PHOTOPRODUCTION OF WEAK VECTOR BOSONS IN A SPINOR THEORY

Abstract

We put forward the hypothesis that the weak W boson be a compound of two 2-component Lorentz spinors. The resulting novel γWW vertex is no gauge field structure. Nevertheless, the Born amplitude of γγ→WLWL respects partial-wave unitarity. As in the Yang-Mills case, the amplitude consists of a direct term, a crossed term, and a sea-gull term, and no unobserved particles are to be involved to get the “good” high-energy behavior. This is due to an imaginary pseudoscalar γWW interaction term.

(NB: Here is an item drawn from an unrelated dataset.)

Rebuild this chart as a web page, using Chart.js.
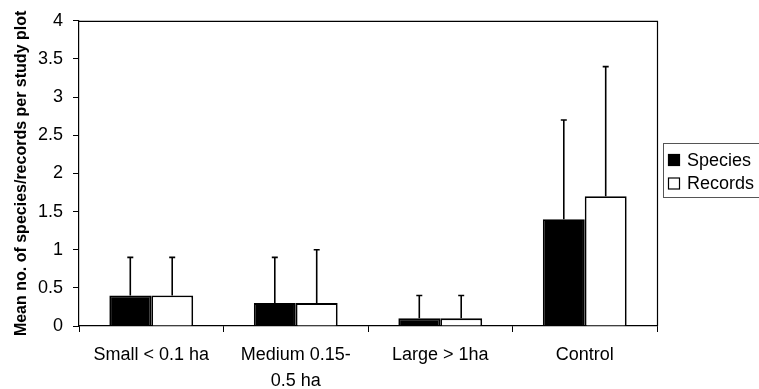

Significant differences between angular distributions and total cross sections of the non-Abelian case and the case of the composite bosons are displayed. The unitarity constraint applied to the reaction γγ→WTWT leads to the prediction of the existence of a composite charged weak scalar Φ±. It constitutes the spin 0 state of the constituents forming W±. Furthermore, the existence of a second and heavy scalar-vector pair ω-X is predicted. These weak boson states are found to exclude the presence of a seagull graph. In the threshold region, the total cross section of γγ→WW in the compositeness case is smaller than in the non-Abelian case. In a broad intermediate energy region it can be larger. Upper unitarity mass-bounds are estimated. They suggest mΦ≈mw so that Φ± might be discovered by forthcoming experiments. The structure of the γΦW, γXW and γωW transition vertices can be inferred without making recourse to unitarity. However, unitarity requires that the mass relation mΦ/mW=mω/mX be valid.